Abstract: The peripheral organs of the body are in a constant bidirectional cross-talk with the brain. This generates a cognitive map of body’s physiological state which is vital for survival. Although internally arising organ-to-brain sensory cues are consciously imperceptible, they have been shown to influence higher level neurocognitive processes such as motivation and affect. These findings create opportunities for co-opting organ-to-brain neural circuits to develop new paradigms for autonomic neuromodulation therapies. However, probing and understanding critical brain-body circuits presents a neurotechnology challenge due to contrasting design criteria imposed on the implantable devices by drastic anatomical differences between the skull-encased brain tissue and mobile, delicate peripheral organs in behaving animal models.
In this talk I will describe our efforts in addressing this challenge. Seeking inspiration from nerve fibers, we design a soft, flexible polymer fiber-based organ-brain neurotechnology. In order to match the inherent signaling complexity of the nervous system we envisaged probes that integrate multiple functionalities while still retaining a miniature device foot print to facilitate chronic bio-integration. To create such a multifunctional and multi-organ neurotechnology we combine the scalability and customization of fiber drawing with functional sophistication of solid-state microdevices. With this approach we successfully produce hundreds of meters of flexible polymer filamentary probes integrating microscale light emitting devices, thermal sensors, microelectrodes, and microfluidic channels. The ability to process thermoplastic elastomers with the same route enables deterministic tunability of device mechanics and allows probes for targeting deep-brain structures and/or various regions of the murine intestine. We custom design a light-weight and modular wireless control circuit, NeuroStack, that offers bidirectional wireless control and real-time programmability of in-fiber microdevices along with an intuitive user interface. The brain fibers offer gene delivery for cell-type specific optogenetic neuromodulation, single-neuron recordings, thermometry, and tetherless control of mesolimbic reward pathway in the brain. The soft gut fibers grant access to anatomically challenging and delicate intestinal lumen, allowing intraluminal optofluidic control of sensory epithelial cells that guide feeding behaviors. Using this technology, we uncover that optogenetic stimulation of vagal afferents from the intestinal lumen is sufficient to drive reward behavior in untethered mice.
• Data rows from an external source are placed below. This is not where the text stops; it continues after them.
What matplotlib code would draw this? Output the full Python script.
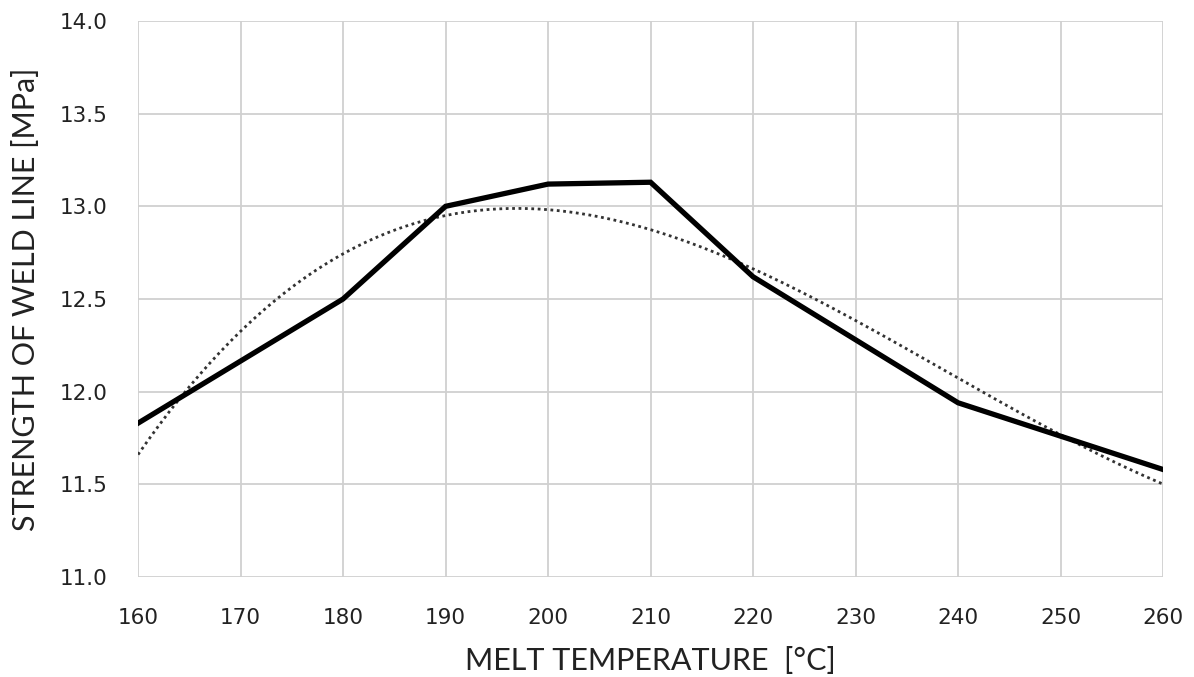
import numpy as np
import matplotlib
matplotlib.use("Agg")
import matplotlib.pyplot as plt

plt.rcParams['font.family'] = ['Lato', 'DejaVu Sans']

temps = [160, 170, 180, 190, 200, 210, 220, 230, 240, 250, 260]
strength = [11.83, 12.165, 12.50, 13.00, 13.12, 13.13, 12.62, 12.28, 11.94, 11.76, 11.58]
x_ticks = [160, 170, 180, 190, 200, 210, 220, 230, 240, 250, 260]
y_ticks = [11.0, 11.5, 12.0, 12.5, 13.0, 13.5, 14.0]

fig = plt.figure(figsize=(11.94, 6.77), dpi=100)
ax = fig.add_axes([0.1156, 0.1477, 0.8585, 0.8213])

# cubic polynomial trendline fitted to the data (as in the spreadsheet trendline)
coef = np.polyfit(temps, strength, 3)
xs = np.linspace(min(temps), max(temps), 300)
ax.plot(xs, np.polyval(coef, xs), color='#333333', lw=2.0, linestyle=(0, (1, 1.3)), zorder=3)
ax.plot(temps, strength, color='black', lw=3.8, solid_joinstyle='miter', zorder=4)

ax.set_xlim(160, 260)
ax.set_ylim(11.0, 14.0)
ax.set_xticks(x_ticks)
ax.set_yticks(y_ticks)
ax.set_yticklabels([f"{v:.1f}" for v in y_ticks])
ax.grid(True, color='#d0d0d0', lw=1.3)
ax.set_axisbelow(True)
for s in ax.spines.values():
    s.set_visible(False)
ax.tick_params(length=0, labelsize=15.5, pad=22, colors='#222222')
for lab in ax.get_xticklabels() + ax.get_yticklabels():
    lab.set_fontfamily('DejaVu Sans')
ax.set_xlabel("MELT TEMPERATURE  [°C]", fontsize=22, labelpad=14, color='#222222')
ax.set_ylabel("STRENGTH OF WELD LINE [MPa]", fontsize=22, labelpad=14, color='#222222')

fig.savefig("out.png", dpi=100)
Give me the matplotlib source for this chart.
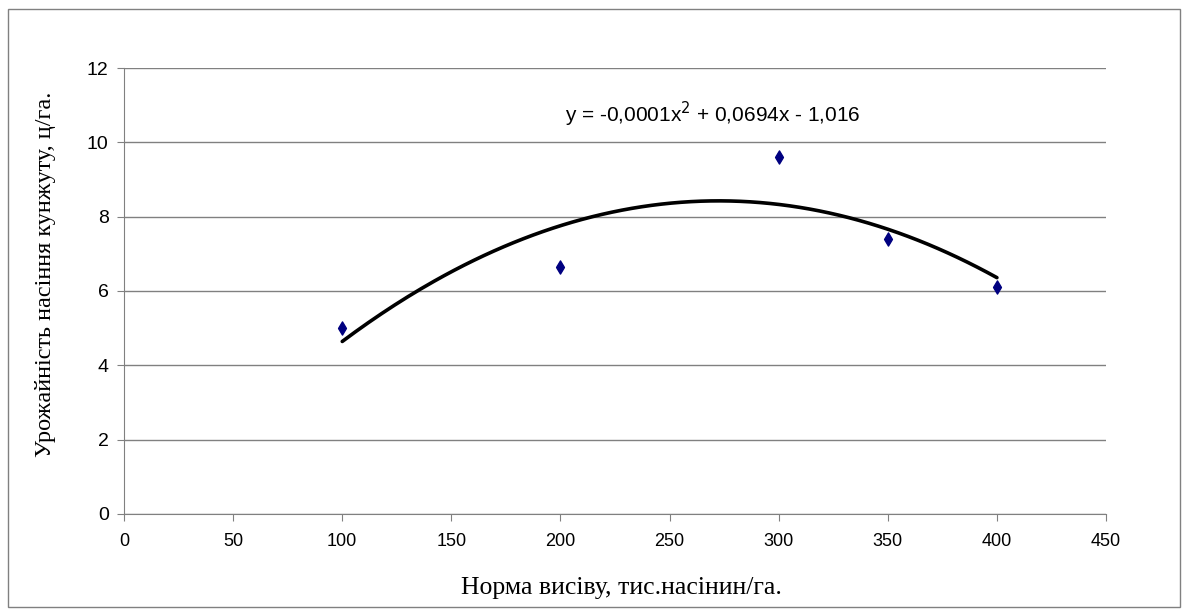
import numpy as np
import matplotlib
matplotlib.use("Agg")
import matplotlib.pyplot as plt
from matplotlib.patches import Rectangle

# seeding rate (thousand seeds/ha) vs sesame seed yield (c/ha)
rates = [100, 200, 300, 350, 400]
yields = [5.0, 6.65, 9.6, 7.4, 6.1]
xticks = list(range(0, 451, 50))
yticks = list(range(0, 13, 2))
equation = "y = -0,0001x$^{2}$ + 0,0694x - 1,016"

fig = plt.figure(figsize=(11.88, 6.16), dpi=100)
ax = fig.add_axes([0.1044, 0.1656, 0.8266, 0.724])

# outer chart border
fig.patches.append(Rectangle((0.007, 0.014), 0.986, 0.972, transform=fig.transFigure,
                             fill=False, edgecolor="#808080", linewidth=1.0))

# polynomial trend line (2nd order)
coef = np.polyfit(rates, yields, 2)
xs = np.linspace(min(rates), max(rates), 200)
ax.plot(xs, np.polyval(coef, xs), color="black", linewidth=2.6, solid_capstyle="round", zorder=3)

ax.scatter(rates, yields, marker="d", s=45, color="#000080", zorder=4)

ax.set_xlim(0, 450)
ax.set_ylim(0, 12)
ax.set_xticks(xticks)
ax.set_yticks(yticks)
ax.grid(axis="y", color="#808080", linewidth=1.0)
ax.set_axisbelow(True)
for s in ["top", "right"]:
    ax.spines[s].set_visible(False)
for s in ["left", "bottom"]:
    ax.spines[s].set_color("#808080")
ax.tick_params(colors="#808080", length=5, labelcolor="black")
ax.tick_params(axis="y", labelsize=14, pad=6)
ax.tick_params(axis="x", labelsize=13, pad=9)
for lbl in ax.get_xticklabels() + ax.get_yticklabels():
    lbl.set_family("Liberation Sans")

ax.set_xlabel("Норма висіву, тис.насінин/га.", family="Liberation Serif", fontsize=18.5)
ax.set_ylabel("Урожайність насіння кунжуту, ц/га.", family="Liberation Serif", fontsize=17.5)
ax.xaxis.set_label_coords(0.507, -0.166)
ax.yaxis.set_label_coords(-0.0804, 0.538)
ax.xaxis.label.set_va("center")
ax.yaxis.label.set_va("center")

ax.text(270, 10.76, equation, ha="center", va="center", fontsize=15, family="Liberation Sans")

fig.savefig("out.png", dpi=100)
We anticipate that these illustrative applications will foreshadow widespread use of wireless multifunctional microelectronic fibers to study the roles of specific cells in bidirectional communication between the peripheral organs and the brain. This will not only empower the field of interoception, but also pave the way for mechanistically guided improved autonomic neuromodulation therapies.
Bio: Atharva obtained his Integrated BS-MS degree in Chemical Sciences at the Indian Institute of Science Education and Research-Kolkata. Atharva’s undergraduate research was centered around functional inorganic materials and spanned the fields of supramolecular polyoxometalate chemistry, colloidal quantum-dot chemistry, and photovoltaics. Fascinated by the idea of utilizing optoelectronic devices for understanding how the brain works, Atharva switched fields and joined the Bioelectronics group at MIT as a graduate student under the mentorship of Prof. Polina Anikeeva. His doctoral research is at the intersection of Materials Science, Medical Devices, and Systems Neuroscience. He develops soft, stretchable, and multifunctional microsystems in unusual form factors to modulate and monitor functions of the nervous system in the brain, spinal cord, and the gastrointestinal tract. These microscale probes are produced via scalable fabrication approaches and are wirelessly addressable. Some notable examples include flexible waveguides that enable luminal gut optogenetics, electrochemical brain probes that deliver gaseous neurotransmitters, and wireless multi-modal multi-organ gut-brain devices. The broader goal is to deploy this technology to decipher neural circuits underlying interoception and help guide clinically relevant autonomic neuromodulation therapies.